> **Stored data**
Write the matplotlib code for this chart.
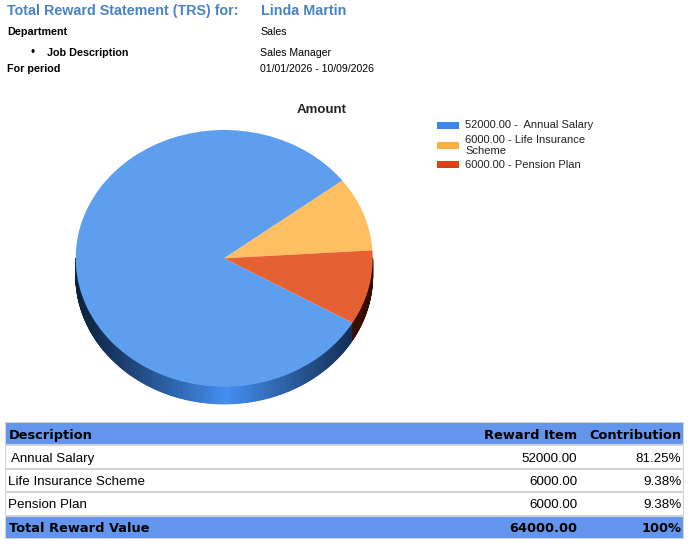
import numpy as np
import matplotlib
matplotlib.use("Agg")
import matplotlib.pyplot as plt
from matplotlib.patches import Rectangle
from matplotlib.collections import PolyCollection

# data
employee = "Linda Martin"
info_labels = ["Department", "Job Description", "For period"]
info_values = ["Sales", "Sales Manager", "01/01/2026 - 10/09/2026"]
items = [" Annual Salary", "Life Insurance Scheme", "Pension Plan"]
amounts = [52000.00, 6000.00, 6000.00]
legend_labels = ["52000.00 -  Annual Salary", "6000.00 - Life Insurance\nScheme", "6000.00 - Pension Plan"]
top_colors = ["#5e9eef", "#fcbf62", "#e56033"]
legend_colors = ["#3c87ec", "#fbb142", "#de4116"]
columns = ["Description", "Reward Item", "Contribution"]

W, H = 694, 546
SANS = "Liberation Sans"
BOLD_WIDE = "DejaVu Sans"

fig = plt.figure(figsize=(W / 100, H / 100), dpi=100)

# page axes in pixel units for the header texts and legend
page = fig.add_axes([0, 0, 1, 1])
page.set_xlim(0, W)
page.set_ylim(H, 0)
page.axis("off")

page.text(7, 15, "Total Reward Statement (TRS) for:", family=SANS, weight="bold",
          fontsize=10.3, color="#4a83c4", va="baseline")
page.text(261, 15, employee, family=SANS, weight="bold", fontsize=10.3,
          color="#4a83c4", va="baseline")

rows_y = [35, 55.7, 72.3]
for i, (lab, val) in enumerate(zip(info_labels, info_values)):
    x = 47 if i == 1 else 7
    if i == 1:
        page.text(31, rows_y[i], "\u2022", family=SANS, fontsize=8.5, va="baseline")
    page.text(x, rows_y[i], lab, family=SANS, weight="bold", fontsize=7.75, va="baseline")
    page.text(260, rows_y[i], val, family=SANS, fontsize=7.6, va="baseline")

page.text(322, 113, "Amount", family=SANS, weight="bold", fontsize=9.5,
          ha="center", va="baseline", color="#222222")

# legend
box_top = [121.7, 141.7, 160.7]
for lab, col, yt in zip(legend_labels, legend_colors, box_top):
    page.add_patch(Rectangle((437, yt), 22, 7.6, facecolor=col, edgecolor="none"))
    page.text(465, yt + 3.8, lab, family=SANS, fontsize=8.0, va="center",
              color="#222222", linespacing=1.1)

# pie chart (3d look)
cx, cy, rx, ry = 224.2, 258.3, 148.5, 128.3
depth = 17.3 / ry
xl, yb, yt_ = 1.1, 1.3, 1.1
pie_ax = fig.add_axes([(cx - xl * rx) / W, 1 - (cy + yb * ry) / H,
                       2 * xl * rx / W, (yb + yt_) * ry / H])
pie_ax.patch.set_visible(False)

start = -30.2
total = sum(amounts)
spans = [a / total * 360 for a in amounts]
starts = list(start - np.concatenate([[0], np.cumsum(spans)[:-1]]))

side_dark = [np.array([0.05, 0.13, 0.24]), np.array([0.35, 0.22, 0.05]), np.array([0.20, 0.05, 0.0])]
side_light = [np.array([0.26, 0.56, 0.95]), np.array([0.75, 0.52, 0.15]), np.array([0.36, 0.10, 0.0])]

polys, cols = [], []
angs = np.linspace(180, 360, 361)
for a0, a1 in zip(angs[:-1], angs[1:]):
    am = (a0 + a1) / 2
    k = 0
    for i, (s, sp) in enumerate(zip(starts, spans)):
        if (s - am) % 360 < sp:
            k = i
    r0, r1 = np.radians(a0), np.radians(a1)
    polys.append([(np.cos(r0), np.sin(r0)), (np.cos(r1), np.sin(r1)),
                  (np.cos(r1), np.sin(r1) - depth), (np.cos(r0), np.sin(r0) - depth)])
    t = (1 - min(abs(np.cos(np.radians(am)) - 0.02), 1)) ** 1.1
    cols.append(side_dark[k] + (side_light[k] - side_dark[k]) * t)
pie_ax.add_collection(PolyCollection(polys, facecolors=cols, edgecolors=cols, linewidths=0.6))

pie_ax.pie(amounts, colors=top_colors, startangle=start, counterclock=False,
           radius=1, wedgeprops=dict(linewidth=0))
pie_ax.set_aspect("auto")
pie_ax.set_xlim(-xl, xl)
pie_ax.set_ylim(-yb, yt_)
pie_ax.axis("off")

# table
tab = fig.add_axes([5 / W, 1 - 539 / H, 679 / W, 117 / H])
tab.set_xlim(5, 684)
tab.set_ylim(5, 0)
tab.axis("off")
head_col = "#6495ed"
grid_col = "#d3d3d3"

total_val = sum(amounts)
pct = [a / total_val * 100 for a in amounts]
body = [[d, f"{a:.2f}", f"{p:.2f}%"] for d, a, p in zip(items, amounts, pct)]
footer = ["Total Reward Value", f"{total_val:.2f}", "100%"]

for r in [0, 4]:
    tab.add_patch(Rectangle((5, r), 679, 1, facecolor=head_col, edgecolor="none"))
for r in range(1, 5):
    tab.plot([5, 684], [r, r], color=grid_col, lw=1.5, solid_capstyle="butt")
tab.add_patch(Rectangle((5, 0), 679, 5, facecolor="none", edgecolor=grid_col, lw=1.5))

col_x = [9, 577, 681.5]
col_ha = ["left", "right", "right"]
for j, name in enumerate(columns):
    tab.text(col_x[j], 0.5, name, family=BOLD_WIDE, weight="bold", fontsize=9.4,
             ha=col_ha[j], va="center_baseline")
for i, row in enumerate(body):
    for j, val in enumerate(row):
        tab.text(col_x[j] - (1 if j == 0 else 0), i + 1.5, val, family=SANS, fontsize=9.6,
                 ha=col_ha[j], va="center_baseline")
for j, val in enumerate(footer):
    tab.text(col_x[j], 4.5, val, family=BOLD_WIDE, weight="bold", fontsize=9.4,
             ha=col_ha[j], va="center_baseline")

plt.savefig("out.png", dpi=100)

> **Directive**
Copy nothing but the lines from the top of the data down to the line containing "from matplotlib.collections import", and leave the pictures out.

> **Written response**
Write the matplotlib code for this chart.
import numpy as np
import matplotlib
matplotlib.use("Agg")
import matplotlib.pyplot as plt
from matplotlib.patches import Rectangle
from matplotlib.collections import PolyCollection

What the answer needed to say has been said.